### TASK OBJECTIVE:
Starting at the line with "Reproduce this chart with Plotly.js." and stopping at the line with "15.5, 18.2, 19.4];", repeat each line exactly. Include both and omit the rest.

### EXTRACTED RECORDS:
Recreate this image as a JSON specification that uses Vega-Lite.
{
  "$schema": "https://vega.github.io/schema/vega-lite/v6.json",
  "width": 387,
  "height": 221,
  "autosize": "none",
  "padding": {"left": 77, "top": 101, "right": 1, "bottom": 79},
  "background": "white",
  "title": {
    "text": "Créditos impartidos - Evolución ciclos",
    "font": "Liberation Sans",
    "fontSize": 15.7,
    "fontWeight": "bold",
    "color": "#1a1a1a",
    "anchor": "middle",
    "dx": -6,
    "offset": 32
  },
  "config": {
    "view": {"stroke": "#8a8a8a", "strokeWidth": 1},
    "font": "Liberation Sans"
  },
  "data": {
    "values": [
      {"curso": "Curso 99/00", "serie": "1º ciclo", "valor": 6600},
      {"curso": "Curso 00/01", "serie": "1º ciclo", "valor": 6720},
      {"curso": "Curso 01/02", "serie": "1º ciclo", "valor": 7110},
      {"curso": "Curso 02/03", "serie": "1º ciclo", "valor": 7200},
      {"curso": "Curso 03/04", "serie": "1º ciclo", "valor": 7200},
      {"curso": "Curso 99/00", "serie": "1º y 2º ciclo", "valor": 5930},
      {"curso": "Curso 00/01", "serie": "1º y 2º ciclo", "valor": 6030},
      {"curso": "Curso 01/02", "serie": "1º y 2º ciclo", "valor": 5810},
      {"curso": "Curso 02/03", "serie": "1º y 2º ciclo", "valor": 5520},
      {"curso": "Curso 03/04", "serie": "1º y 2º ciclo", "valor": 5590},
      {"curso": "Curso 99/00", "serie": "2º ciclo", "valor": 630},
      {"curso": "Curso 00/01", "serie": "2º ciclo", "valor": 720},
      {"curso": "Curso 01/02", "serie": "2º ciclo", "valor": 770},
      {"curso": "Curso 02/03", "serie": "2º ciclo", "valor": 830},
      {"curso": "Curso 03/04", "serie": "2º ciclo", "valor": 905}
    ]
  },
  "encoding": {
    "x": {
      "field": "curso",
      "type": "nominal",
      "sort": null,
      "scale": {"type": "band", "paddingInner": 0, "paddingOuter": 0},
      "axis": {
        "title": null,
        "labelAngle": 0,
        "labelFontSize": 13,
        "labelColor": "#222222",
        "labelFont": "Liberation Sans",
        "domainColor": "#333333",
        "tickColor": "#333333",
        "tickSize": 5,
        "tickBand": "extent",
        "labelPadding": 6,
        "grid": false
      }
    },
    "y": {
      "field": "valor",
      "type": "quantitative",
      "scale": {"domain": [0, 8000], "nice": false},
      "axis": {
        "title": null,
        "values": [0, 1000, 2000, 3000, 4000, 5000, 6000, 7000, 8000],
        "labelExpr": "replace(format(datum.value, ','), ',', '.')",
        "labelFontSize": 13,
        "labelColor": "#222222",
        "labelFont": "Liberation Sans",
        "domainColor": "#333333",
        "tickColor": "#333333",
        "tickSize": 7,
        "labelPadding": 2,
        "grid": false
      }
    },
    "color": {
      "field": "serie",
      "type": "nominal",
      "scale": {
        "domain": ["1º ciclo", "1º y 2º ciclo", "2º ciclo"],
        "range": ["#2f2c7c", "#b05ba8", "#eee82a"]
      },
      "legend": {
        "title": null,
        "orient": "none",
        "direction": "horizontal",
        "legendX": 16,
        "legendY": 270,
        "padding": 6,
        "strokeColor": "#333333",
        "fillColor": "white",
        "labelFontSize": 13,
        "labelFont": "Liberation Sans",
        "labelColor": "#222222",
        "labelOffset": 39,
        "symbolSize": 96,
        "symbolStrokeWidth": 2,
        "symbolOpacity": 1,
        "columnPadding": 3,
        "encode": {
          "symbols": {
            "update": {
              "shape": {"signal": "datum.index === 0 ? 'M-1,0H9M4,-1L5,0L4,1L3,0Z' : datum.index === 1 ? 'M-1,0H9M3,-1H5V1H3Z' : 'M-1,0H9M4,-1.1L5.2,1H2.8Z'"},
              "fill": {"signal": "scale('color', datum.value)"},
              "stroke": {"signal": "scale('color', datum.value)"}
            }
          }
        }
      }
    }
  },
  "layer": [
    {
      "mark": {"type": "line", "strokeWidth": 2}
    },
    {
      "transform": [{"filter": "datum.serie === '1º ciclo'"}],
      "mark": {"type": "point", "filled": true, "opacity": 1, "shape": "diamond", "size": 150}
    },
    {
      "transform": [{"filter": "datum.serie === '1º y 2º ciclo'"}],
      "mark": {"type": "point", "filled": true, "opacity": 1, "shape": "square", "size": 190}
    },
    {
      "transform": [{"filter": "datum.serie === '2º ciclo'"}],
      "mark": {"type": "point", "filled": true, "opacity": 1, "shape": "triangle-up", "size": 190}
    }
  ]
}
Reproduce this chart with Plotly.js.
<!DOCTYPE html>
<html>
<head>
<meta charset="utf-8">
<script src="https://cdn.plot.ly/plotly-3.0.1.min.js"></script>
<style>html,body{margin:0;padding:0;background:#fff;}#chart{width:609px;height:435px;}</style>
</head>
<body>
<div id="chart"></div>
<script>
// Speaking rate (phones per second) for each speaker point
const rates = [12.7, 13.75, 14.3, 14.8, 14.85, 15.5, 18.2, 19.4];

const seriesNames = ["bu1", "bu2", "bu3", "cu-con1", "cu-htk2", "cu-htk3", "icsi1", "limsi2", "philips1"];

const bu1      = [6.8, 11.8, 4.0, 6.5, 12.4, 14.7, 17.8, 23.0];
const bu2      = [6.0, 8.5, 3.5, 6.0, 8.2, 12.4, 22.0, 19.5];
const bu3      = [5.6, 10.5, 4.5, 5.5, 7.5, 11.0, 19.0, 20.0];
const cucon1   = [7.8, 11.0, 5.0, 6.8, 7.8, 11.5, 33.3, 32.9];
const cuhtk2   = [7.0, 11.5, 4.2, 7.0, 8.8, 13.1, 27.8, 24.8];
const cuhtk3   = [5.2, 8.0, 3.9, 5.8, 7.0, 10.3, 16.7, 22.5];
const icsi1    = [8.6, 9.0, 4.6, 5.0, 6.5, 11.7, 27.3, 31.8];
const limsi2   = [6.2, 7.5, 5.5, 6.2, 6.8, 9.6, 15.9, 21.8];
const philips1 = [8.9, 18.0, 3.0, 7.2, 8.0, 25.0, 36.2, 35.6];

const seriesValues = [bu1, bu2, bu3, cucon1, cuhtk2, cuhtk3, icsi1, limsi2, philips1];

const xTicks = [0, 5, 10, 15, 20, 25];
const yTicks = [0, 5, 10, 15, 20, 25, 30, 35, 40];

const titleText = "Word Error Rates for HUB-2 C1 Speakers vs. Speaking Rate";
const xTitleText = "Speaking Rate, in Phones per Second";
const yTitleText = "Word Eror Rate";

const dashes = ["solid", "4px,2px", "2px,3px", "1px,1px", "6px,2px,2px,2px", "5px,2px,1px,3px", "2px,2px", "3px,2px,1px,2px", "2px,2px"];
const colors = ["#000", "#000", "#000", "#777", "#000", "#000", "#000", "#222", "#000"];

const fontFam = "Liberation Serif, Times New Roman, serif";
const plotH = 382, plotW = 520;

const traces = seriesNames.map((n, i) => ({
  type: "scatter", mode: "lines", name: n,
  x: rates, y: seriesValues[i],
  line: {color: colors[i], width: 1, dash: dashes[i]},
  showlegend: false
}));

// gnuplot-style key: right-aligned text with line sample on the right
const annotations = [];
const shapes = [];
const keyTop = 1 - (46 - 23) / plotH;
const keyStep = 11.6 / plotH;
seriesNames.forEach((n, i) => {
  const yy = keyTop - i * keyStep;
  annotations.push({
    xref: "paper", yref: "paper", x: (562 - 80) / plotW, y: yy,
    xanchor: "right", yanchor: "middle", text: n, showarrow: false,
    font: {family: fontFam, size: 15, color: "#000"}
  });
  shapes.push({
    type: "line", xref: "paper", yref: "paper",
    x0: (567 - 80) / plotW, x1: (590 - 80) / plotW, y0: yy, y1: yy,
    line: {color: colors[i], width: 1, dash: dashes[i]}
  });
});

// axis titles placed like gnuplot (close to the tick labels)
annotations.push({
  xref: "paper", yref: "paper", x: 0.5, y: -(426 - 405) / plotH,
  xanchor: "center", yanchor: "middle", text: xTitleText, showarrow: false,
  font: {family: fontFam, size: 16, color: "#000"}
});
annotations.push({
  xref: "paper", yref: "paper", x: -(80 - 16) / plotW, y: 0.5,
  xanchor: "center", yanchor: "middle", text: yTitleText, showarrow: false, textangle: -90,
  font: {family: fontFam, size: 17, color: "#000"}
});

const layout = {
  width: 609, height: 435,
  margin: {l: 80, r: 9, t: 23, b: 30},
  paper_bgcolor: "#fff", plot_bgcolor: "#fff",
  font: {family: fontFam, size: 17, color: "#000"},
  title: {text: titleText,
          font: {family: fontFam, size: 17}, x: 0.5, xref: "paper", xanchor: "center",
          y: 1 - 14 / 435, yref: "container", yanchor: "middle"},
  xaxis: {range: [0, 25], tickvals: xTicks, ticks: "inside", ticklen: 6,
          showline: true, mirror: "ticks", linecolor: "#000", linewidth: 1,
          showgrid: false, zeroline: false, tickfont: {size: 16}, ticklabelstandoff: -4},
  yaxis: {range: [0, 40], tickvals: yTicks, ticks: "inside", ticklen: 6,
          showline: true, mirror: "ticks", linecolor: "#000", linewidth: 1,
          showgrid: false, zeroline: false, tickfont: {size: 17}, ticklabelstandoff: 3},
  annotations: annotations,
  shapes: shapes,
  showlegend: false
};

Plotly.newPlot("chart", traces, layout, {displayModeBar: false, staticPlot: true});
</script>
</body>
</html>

### ANSWER FOR THE TASK:
Reproduce this chart with Plotly.js.
<!DOCTYPE html>
<html>
<head>
<meta charset="utf-8">
<script src="https://cdn.plot.ly/plotly-3.0.1.min.js"></script>
<style>html,body{margin:0;padding:0;background:#fff;}#chart{width:609px;height:435px;}</style>
</head>
<body>
<div id="chart"></div>
<script>
// Speaking rate (phones per second) for each speaker point
const rates = [12.7, 13.75, 14.3, 14.8, 14.85, 15.5, 18.2, 19.4];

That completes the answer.